**EXERCISE INPUT:**
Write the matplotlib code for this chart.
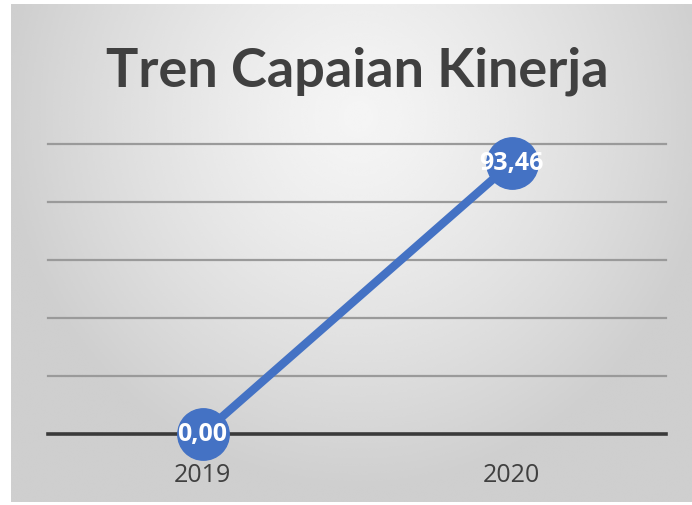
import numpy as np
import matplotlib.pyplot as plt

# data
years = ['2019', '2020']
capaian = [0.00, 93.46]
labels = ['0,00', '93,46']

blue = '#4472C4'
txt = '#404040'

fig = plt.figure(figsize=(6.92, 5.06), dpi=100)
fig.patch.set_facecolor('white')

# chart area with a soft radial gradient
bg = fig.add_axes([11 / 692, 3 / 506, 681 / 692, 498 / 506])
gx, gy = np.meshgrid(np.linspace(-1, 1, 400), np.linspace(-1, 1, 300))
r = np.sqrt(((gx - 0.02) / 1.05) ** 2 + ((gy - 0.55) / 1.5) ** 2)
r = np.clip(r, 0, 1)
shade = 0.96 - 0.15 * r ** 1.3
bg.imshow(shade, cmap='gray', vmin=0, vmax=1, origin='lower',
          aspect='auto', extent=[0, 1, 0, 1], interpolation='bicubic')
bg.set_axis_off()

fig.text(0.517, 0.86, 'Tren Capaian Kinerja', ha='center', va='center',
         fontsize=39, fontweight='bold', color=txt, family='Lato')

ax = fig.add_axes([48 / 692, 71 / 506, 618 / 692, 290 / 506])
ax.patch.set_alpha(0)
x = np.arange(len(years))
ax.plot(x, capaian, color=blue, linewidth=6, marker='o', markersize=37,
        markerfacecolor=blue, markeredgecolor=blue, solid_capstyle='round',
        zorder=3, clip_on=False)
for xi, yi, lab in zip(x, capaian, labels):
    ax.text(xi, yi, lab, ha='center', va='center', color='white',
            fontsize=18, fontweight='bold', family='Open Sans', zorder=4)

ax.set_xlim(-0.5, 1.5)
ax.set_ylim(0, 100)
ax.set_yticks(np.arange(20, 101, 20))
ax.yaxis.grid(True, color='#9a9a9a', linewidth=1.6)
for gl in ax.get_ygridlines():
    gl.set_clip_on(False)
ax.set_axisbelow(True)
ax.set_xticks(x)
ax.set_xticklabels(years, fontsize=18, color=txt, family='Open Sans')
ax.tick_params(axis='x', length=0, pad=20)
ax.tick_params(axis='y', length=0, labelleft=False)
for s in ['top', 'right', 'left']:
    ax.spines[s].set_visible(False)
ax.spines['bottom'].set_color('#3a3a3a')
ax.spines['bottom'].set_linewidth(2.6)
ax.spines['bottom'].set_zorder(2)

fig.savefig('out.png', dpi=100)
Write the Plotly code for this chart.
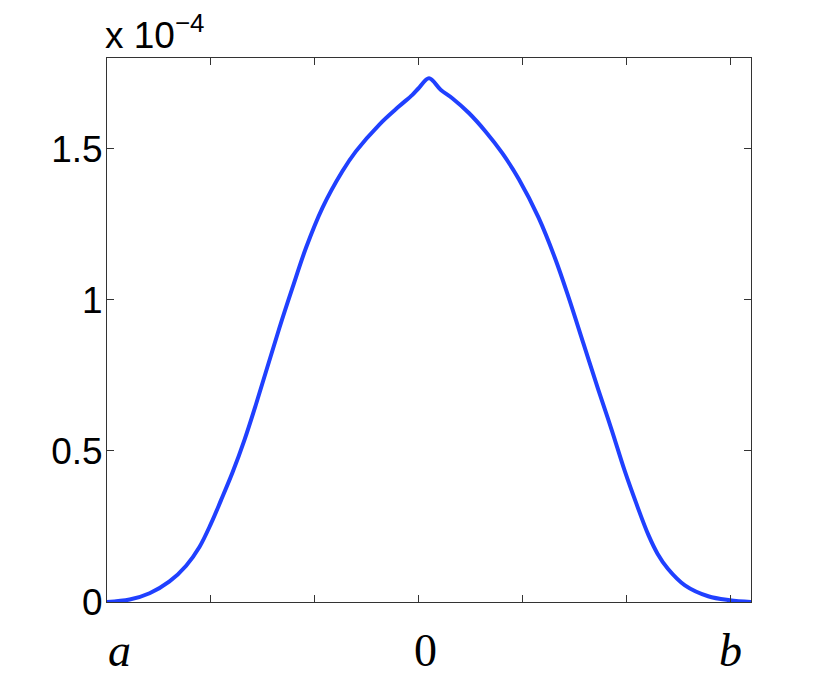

**PROBLEM TO SOLVE:**
Make an exact reproduction of the listing above, without any pictures.

**TASK RESPONSE:**
Write the matplotlib code for this chart.
import numpy as np
import matplotlib.pyplot as plt

# data
years = ['2019', '2020']
capaian = [0.00, 93.46]
labels = ['0,00', '93,46']

blue = '#4472C4'
txt = '#404040'

fig = plt.figure(figsize=(6.92, 5.06), dpi=100)
fig.patch.set_facecolor('white')

# chart area with a soft radial gradient
bg = fig.add_axes([11 / 692, 3 / 506, 681 / 692, 498 / 506])
gx, gy = np.meshgrid(np.linspace(-1, 1, 400), np.linspace(-1, 1, 300))
r = np.sqrt(((gx - 0.02) / 1.05) ** 2 + ((gy - 0.55) / 1.5) ** 2)
r = np.clip(r, 0, 1)
shade = 0.96 - 0.15 * r ** 1.3
bg.imshow(shade, cmap='gray', vmin=0, vmax=1, origin='lower',
          aspect='auto', extent=[0, 1, 0, 1], interpolation='bicubic')
bg.set_axis_off()

fig.text(0.517, 0.86, 'Tren Capaian Kinerja', ha='center', va='center',
         fontsize=39, fontweight='bold', color=txt, family='Lato')

ax = fig.add_axes([48 / 692, 71 / 506, 618 / 692, 290 / 506])
ax.patch.set_alpha(0)
x = np.arange(len(years))
ax.plot(x, capaian, color=blue, linewidth=6, marker='o', markersize=37,
        markerfacecolor=blue, markeredgecolor=blue, solid_capstyle='round',
        zorder=3, clip_on=False)
for xi, yi, lab in zip(x, capaian, labels):
    ax.text(xi, yi, lab, ha='center', va='center', color='white',
            fontsize=18, fontweight='bold', family='Open Sans', zorder=4)

ax.set_xlim(-0.5, 1.5)
ax.set_ylim(0, 100)
ax.set_yticks(np.arange(20, 101, 20))
ax.yaxis.grid(True, color='#9a9a9a', linewidth=1.6)
for gl in ax.get_ygridlines():
    gl.set_clip_on(False)
ax.set_axisbelow(True)
ax.set_xticks(x)
ax.set_xticklabels(years, fontsize=18, color=txt, family='Open Sans')
ax.tick_params(axis='x', length=0, pad=20)
ax.tick_params(axis='y', length=0, labelleft=False)
for s in ['top', 'right', 'left']:
    ax.spines[s].set_visible(False)
ax.spines['bottom'].set_color('#3a3a3a')
ax.spines['bottom'].set_linewidth(2.6)
ax.spines['bottom'].set_zorder(2)

fig.savefig('out.png', dpi=100)
Write the Plotly code for this chart.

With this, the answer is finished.